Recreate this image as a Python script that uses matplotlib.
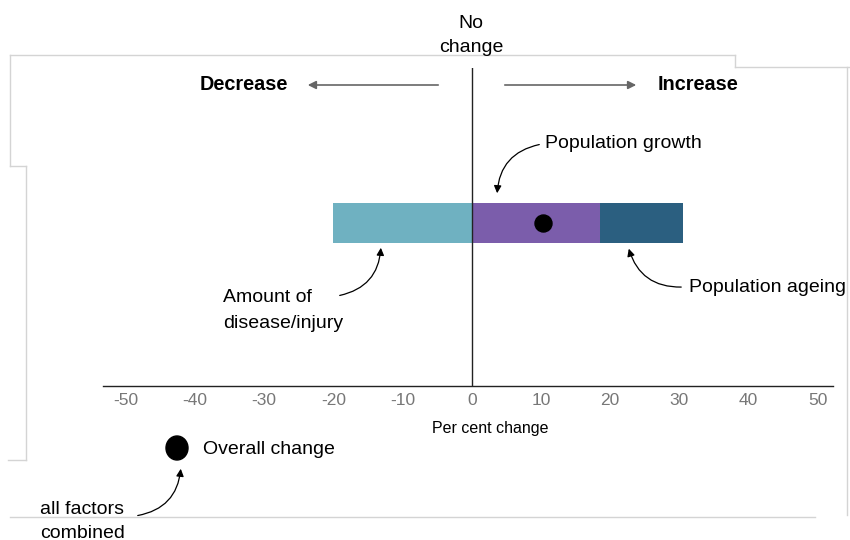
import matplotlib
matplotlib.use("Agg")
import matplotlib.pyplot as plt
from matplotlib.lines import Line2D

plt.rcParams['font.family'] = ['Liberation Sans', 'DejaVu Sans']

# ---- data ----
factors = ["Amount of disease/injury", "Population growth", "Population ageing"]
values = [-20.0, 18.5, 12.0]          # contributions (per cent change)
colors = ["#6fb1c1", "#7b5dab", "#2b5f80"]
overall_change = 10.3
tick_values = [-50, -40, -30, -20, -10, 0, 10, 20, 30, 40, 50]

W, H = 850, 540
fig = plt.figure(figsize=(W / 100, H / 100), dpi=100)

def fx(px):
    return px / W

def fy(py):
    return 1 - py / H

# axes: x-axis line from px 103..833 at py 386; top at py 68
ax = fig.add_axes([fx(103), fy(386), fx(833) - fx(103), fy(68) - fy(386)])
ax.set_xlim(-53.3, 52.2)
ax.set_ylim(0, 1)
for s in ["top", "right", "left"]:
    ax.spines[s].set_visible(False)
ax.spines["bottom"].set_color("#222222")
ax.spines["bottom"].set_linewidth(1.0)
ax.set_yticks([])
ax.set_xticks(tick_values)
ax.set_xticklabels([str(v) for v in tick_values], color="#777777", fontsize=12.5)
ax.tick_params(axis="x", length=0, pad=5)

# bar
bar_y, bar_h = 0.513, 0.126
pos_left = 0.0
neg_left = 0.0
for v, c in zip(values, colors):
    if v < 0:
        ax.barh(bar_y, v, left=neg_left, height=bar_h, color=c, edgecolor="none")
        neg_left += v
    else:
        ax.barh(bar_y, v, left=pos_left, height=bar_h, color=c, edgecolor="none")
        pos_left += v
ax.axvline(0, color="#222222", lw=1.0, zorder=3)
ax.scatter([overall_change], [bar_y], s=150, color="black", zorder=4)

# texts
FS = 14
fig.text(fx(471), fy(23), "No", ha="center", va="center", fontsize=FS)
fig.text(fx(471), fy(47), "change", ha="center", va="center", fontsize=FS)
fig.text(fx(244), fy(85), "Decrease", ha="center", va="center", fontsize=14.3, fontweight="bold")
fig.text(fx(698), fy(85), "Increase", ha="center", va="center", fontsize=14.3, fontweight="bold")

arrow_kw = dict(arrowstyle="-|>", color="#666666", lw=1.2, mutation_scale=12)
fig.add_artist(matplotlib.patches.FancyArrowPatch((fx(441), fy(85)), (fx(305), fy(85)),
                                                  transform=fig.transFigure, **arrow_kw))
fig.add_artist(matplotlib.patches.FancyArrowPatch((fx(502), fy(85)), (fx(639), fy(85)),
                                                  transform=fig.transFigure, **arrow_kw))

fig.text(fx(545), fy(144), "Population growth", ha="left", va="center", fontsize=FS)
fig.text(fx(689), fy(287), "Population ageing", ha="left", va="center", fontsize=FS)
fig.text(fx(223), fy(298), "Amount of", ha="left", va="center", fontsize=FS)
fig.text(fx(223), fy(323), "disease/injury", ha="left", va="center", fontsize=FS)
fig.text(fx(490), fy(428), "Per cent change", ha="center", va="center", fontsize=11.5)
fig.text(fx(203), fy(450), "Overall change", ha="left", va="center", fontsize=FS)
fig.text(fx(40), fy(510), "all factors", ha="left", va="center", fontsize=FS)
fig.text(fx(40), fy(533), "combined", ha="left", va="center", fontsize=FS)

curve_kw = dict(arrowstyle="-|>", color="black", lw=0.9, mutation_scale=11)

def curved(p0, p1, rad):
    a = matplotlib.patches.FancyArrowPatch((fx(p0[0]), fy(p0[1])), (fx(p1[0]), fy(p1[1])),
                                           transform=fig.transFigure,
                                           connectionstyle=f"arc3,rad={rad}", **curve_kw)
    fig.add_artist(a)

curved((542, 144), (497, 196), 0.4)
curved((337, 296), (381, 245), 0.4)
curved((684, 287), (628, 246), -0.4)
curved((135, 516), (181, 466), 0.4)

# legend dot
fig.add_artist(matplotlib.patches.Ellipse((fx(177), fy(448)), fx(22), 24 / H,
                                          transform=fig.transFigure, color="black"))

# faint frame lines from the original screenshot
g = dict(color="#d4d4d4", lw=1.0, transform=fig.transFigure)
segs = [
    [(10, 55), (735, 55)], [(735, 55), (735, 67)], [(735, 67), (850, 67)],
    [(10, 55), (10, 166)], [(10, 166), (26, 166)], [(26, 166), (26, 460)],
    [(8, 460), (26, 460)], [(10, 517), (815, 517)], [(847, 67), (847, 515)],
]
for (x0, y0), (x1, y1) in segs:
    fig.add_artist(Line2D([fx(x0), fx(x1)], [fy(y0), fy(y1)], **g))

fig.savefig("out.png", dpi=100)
-.-.-
What is required: Copy the material above exactly and drop the pictures.

Written response:
Recreate this image as a Python script that uses matplotlib.
import matplotlib
matplotlib.use("Agg")
import matplotlib.pyplot as plt
from matplotlib.lines import Line2D

plt.rcParams['font.family'] = ['Liberation Sans', 'DejaVu Sans']

# ---- data ----
factors = ["Amount of disease/injury", "Population growth", "Population ageing"]
values = [-20.0, 18.5, 12.0]          # contributions (per cent change)
colors = ["#6fb1c1", "#7b5dab", "#2b5f80"]
overall_change = 10.3
tick_values = [-50, -40, -30, -20, -10, 0, 10, 20, 30, 40, 50]

W, H = 850, 540
fig = plt.figure(figsize=(W / 100, H / 100), dpi=100)

def fx(px):
    return px / W

def fy(py):
    return 1 - py / H

# axes: x-axis line from px 103..833 at py 386; top at py 68
ax = fig.add_axes([fx(103), fy(386), fx(833) - fx(103), fy(68) - fy(386)])
ax.set_xlim(-53.3, 52.2)
ax.set_ylim(0, 1)
for s in ["top", "right", "left"]:
    ax.spines[s].set_visible(False)
ax.spines["bottom"].set_color("#222222")
ax.spines["bottom"].set_linewidth(1.0)
ax.set_yticks([])
ax.set_xticks(tick_values)
ax.set_xticklabels([str(v) for v in tick_values], color="#777777", fontsize=12.5)
ax.tick_params(axis="x", length=0, pad=5)

# bar
bar_y, bar_h = 0.513, 0.126
pos_left = 0.0
neg_left = 0.0
for v, c in zip(values, colors):
    if v < 0:
        ax.barh(bar_y, v, left=neg_left, height=bar_h, color=c, edgecolor="none")
        neg_left += v
    else:
        ax.barh(bar_y, v, left=pos_left, height=bar_h, color=c, edgecolor="none")
        pos_left += v
ax.axvline(0, color="#222222", lw=1.0, zorder=3)
ax.scatter([overall_change], [bar_y], s=150, color="black", zorder=4)

# texts
FS = 14
fig.text(fx(471), fy(23), "No", ha="center", va="center", fontsize=FS)
fig.text(fx(471), fy(47), "change", ha="center", va="center", fontsize=FS)
fig.text(fx(244), fy(85), "Decrease", ha="center", va="center", fontsize=14.3, fontweight="bold")
fig.text(fx(698), fy(85), "Increase", ha="center", va="center", fontsize=14.3, fontweight="bold")

arrow_kw = dict(arrowstyle="-|>", color="#666666", lw=1.2, mutation_scale=12)
fig.add_artist(matplotlib.patches.FancyArrowPatch((fx(441), fy(85)), (fx(305), fy(85)),
                                                  transform=fig.transFigure, **arrow_kw))
fig.add_artist(matplotlib.patches.FancyArrowPatch((fx(502), fy(85)), (fx(639), fy(85)),
                                                  transform=fig.transFigure, **arrow_kw))

fig.text(fx(545), fy(144), "Population growth", ha="left", va="center", fontsize=FS)
fig.text(fx(689), fy(287), "Population ageing", ha="left", va="center", fontsize=FS)
fig.text(fx(223), fy(298), "Amount of", ha="left", va="center", fontsize=FS)
fig.text(fx(223), fy(323), "disease/injury", ha="left", va="center", fontsize=FS)
fig.text(fx(490), fy(428), "Per cent change", ha="center", va="center", fontsize=11.5)
fig.text(fx(203), fy(450), "Overall change", ha="left", va="center", fontsize=FS)
fig.text(fx(40), fy(510), "all factors", ha="left", va="center", fontsize=FS)
fig.text(fx(40), fy(533), "combined", ha="left", va="center", fontsize=FS)

curve_kw = dict(arrowstyle="-|>", color="black", lw=0.9, mutation_scale=11)

def curved(p0, p1, rad):
    a = matplotlib.patches.FancyArrowPatch((fx(p0[0]), fy(p0[1])), (fx(p1[0]), fy(p1[1])),
                                           transform=fig.transFigure,
                                           connectionstyle=f"arc3,rad={rad}", **curve_kw)
    fig.add_artist(a)

curved((542, 144), (497, 196), 0.4)
curved((337, 296), (381, 245), 0.4)
curved((684, 287), (628, 246), -0.4)
curved((135, 516), (181, 466), 0.4)

# legend dot
fig.add_artist(matplotlib.patches.Ellipse((fx(177), fy(448)), fx(22), 24 / H,
                                          transform=fig.transFigure, color="black"))

# faint frame lines from the original screenshot
g = dict(color="#d4d4d4", lw=1.0, transform=fig.transFigure)
segs = [
    [(10, 55), (735, 55)], [(735, 55), (735, 67)], [(735, 67), (850, 67)],
    [(10, 55), (10, 166)], [(10, 166), (26, 166)], [(26, 166), (26, 460)],
    [(8, 460), (26, 460)], [(10, 517), (815, 517)], [(847, 67), (847, 515)],
]
for (x0, y0), (x1, y1) in segs:
    fig.add_artist(Line2D([fx(x0), fx(x1)], [fy(y0), fy(y1)], **g))

fig.savefig("out.png", dpi=100)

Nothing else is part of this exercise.